Alternately: GitHub already has some way of identifying first time contributors. Maybe in that case we can include the full message, and in other cases just a link to the “What to expect” docs.

1 Like

100% agree my comment was entirely about the length. Agree with Xavier & Braden about dramatically shortening the text and directing people to other pages either wiki or on docs.openedx.org. eg,

Hi and welcome!
We have a process for PRs that you can read about here!
I’m pinging some maintainers for you @maintainer!

That’s so short and readable. I think people’s eyes glaze over at a wall of text that’s longer than their screen viewport, and such a message is intimidating to get in an email.

I hope I have a compromise solution that can fulfil both needs somewhat.

GitHub supports collapsible sections in Markdown, and we can take advantage of this to make the message sort, but also provide relevant information at the same time.

I have a simple version of this here. It front-loads the simple message that has been requested here, while keeping all the details of the current message, but collapsed, so it takes less vertical space. The headings give people a general indication of the steps required, so if they don’t know about the product approval aspect, for instance, they can expand that section and read up.
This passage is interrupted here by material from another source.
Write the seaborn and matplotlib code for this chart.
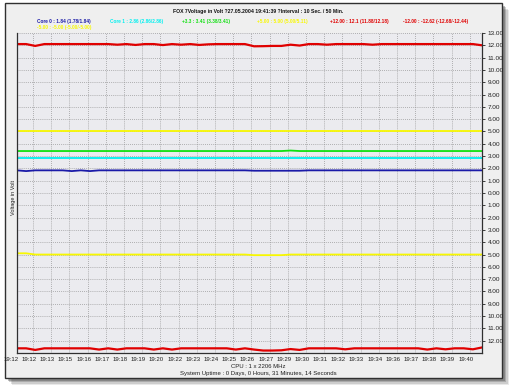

The exact message can perhaps be tightened up a bit more, but does this general approach sound good?


On the matter of the core contributor discoverability. My understanding is that it would be a welcome change to have it auto-generated and posted in a project board, or better to have it automatically injected into the catalog-info.yaml file for each repo. Once that is done, it can be consumed by Backstage.

I can create a task for a future OpenCraft sprint to add GitHub automation to automatically create a PR to add the list of CCs to the catalog-info.yaml file as custom annotations. This automation would need to run manually or on schedule since AFAIK you can’t use the addition of a team member as a trigger.

@itsjeyd @antoviaque Would having this in the catalog-info.yaml file be sufficient? It will allow seeing the list of CCs for a repo by opening that file. Would that be sufficient? Or should we look into creating a plugin for Backstage to consume this information and present it via that UI. Or, to also post to a project board in GitHub.

If posting to a project board, does it make sense to have a project board for each repo that has a list of the CCs or a global project board with CCs across repos (this will allso filtering for repo or CC).

2 Likes

@xitij2000 Collapsible markdown sections look like a great compromise to me - but I’ll defer to others who brought up the issue.

This also sounds good to me :+1: But @itsjeyd and @feanil as the chair of the maintainers working group might have preferences on this.

That LGTM :+1: Great idea!

Having CC info in catalog-info.yaml would definitely be good first step.

I haven’t really gotten into the habit of using Backstage (some of the info that it shows is not up-to-date), so don’t have a strong opinion on whether/how the info should be presented in its UI.

As for project boards, maybe having project-specific ones listing CCs would be helpful to maintainers? I’m not sure.

From the perspective of OSPR management, the main tool we use for triage is the Contributions board. It’s already a global board that lets us do all kinds of filtering across repos. If we could add the ability to list CCs for each repo to that board, that would be *immensely* helpful. :slight_smile:

CC @Michelle_Philbrick

1 Like